グーグルが7万円台の純正AIスマホ「Google Pixel 9a」を発売する。Pixel 9シリーズの中で最も安価でありながら、上位モデルであるPixel 9に迫るハイスペックなスマートフォンだった。発売前に実機を1週間ほど試したハンズオンの手応えをレポートする。
ライバル、アップルのiPhone 16eと比べてみると
Gogle Pixel 9a(以下、Pixel 9a)は手頃な価格設定を特徴とするAシリーズの最新機種。2024年秋発売の上位Pixel 9 Pro/Pixel 9と同じ、独自設計のGoogle Tensor G4チップを載せた。グーグルの生成AI「Gemini」も本体電源ボタンの長押し操作などにより立ち上げて、スムーズに動く。
価格はストレージ容量が128GBのモデルが税込7万9900円から。Pixel 8aよりも7300円ほど値上がりしているが、最新のAIカメラ機能を加えて、バッテリーの性能も高めた上で7万円台の価格を維持した。グーグルの努力を前向きに評価したい。

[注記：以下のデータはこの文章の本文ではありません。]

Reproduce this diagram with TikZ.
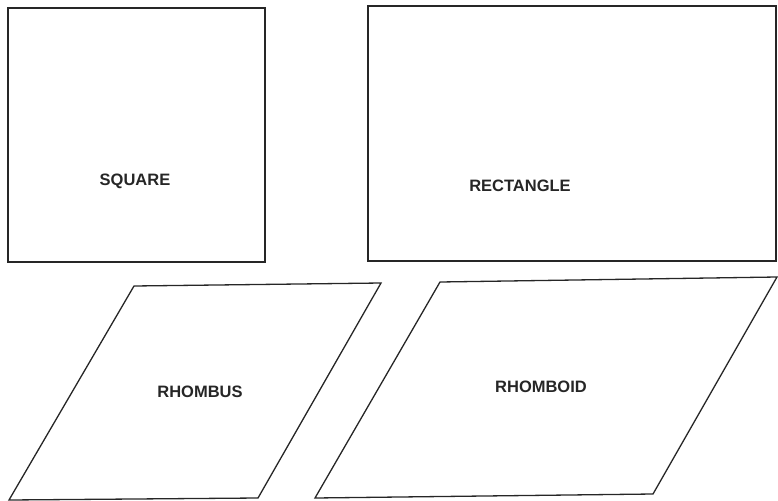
\documentclass[tikz,border=0pt]{standalone}
\usepackage{fontspec}
\setmainfont{Liberation Sans}
\usetikzlibrary{positioning, calc}

\begin{document}
\begin{tikzpicture}[
    x=1pt, y=-1pt,
    figure/.style={draw=black!85, line width=1.3pt, line join=miter},
    label/.style={font=\fontsize{16.5}{16.5}\selectfont\bfseries, text=black!85}
]
\useasboundingbox (0,0) rectangle (778,500);
% upper row
\draw[figure] (8,8) rectangle (265,262);
\draw[figure] (368,6) rectangle (776,261);
% lower row
\draw[figure] (134,286) -- (381,283) -- (258,498) -- (9,500) -- cycle;
\draw[figure] (440,282) -- (777,277) -- (653,494) -- (315,498) -- cycle;
% names
\node[label] (square) at (135,181) {SQUARE};
\node[label] (rectangle) at (520,186) {RECTANGLE};
\node[label] (rhombus) at (200,392) {RHOMBUS};
\node[label] (rhomboid) at (541,387) {RHOMBOID};
\end{tikzpicture}
\end{document}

iPhoneにはワイヤレスによるファイル共有機能のAirDropなど、アップル製デバイスによるエコシステムが活かせる特有の機能が充実している。そのため、iPhoneを他のスマホと同列に並べて価値を比較することは難しい。それでもあえてアップルが直近に発売したスタンダードモデルのiPhone 16eに対して、Pixel 9aがより魅力的な点をいくつか挙げたい。
Pixel 9aのメインカメラには「スマホのカメラ」が搭載していれば、比較的使う機会が多くあるマクロズームと超広角撮影の機能がある。6.3インチのディスプレイはHDR表示に対応する。ただし上位のPixel 9以上が搭載する10bit HDR動画撮影機能が本機にはない。カラーバリエーションは写真の新色「アイリス」を含む4色の選択肢がある。そして7年間のOSとセキュリティのアップデート保証も付いてくる。

筆者はPixel 9aの本体がPixel 8aよりも大きくなったことが残念だ。これがiPhone 16eに対する弱点にもなるように思う。同じ対角線サイズ6.3インチのディスプレイサイズでありながら、iPhone 16 Proよりも本体は大きい。タテ寸法はPixel 9よりもわずかに長い154.9mm。質量は約185.9gある。6.1インチのディスプレイを搭載するiPhone 16eの質量は約167gだ。Pixel 9aの背面はカメラ部分の張り出しが少なく、ルックスは簡素で美しい。もう少し小さいスマホにしてもよかったのではないだろうか。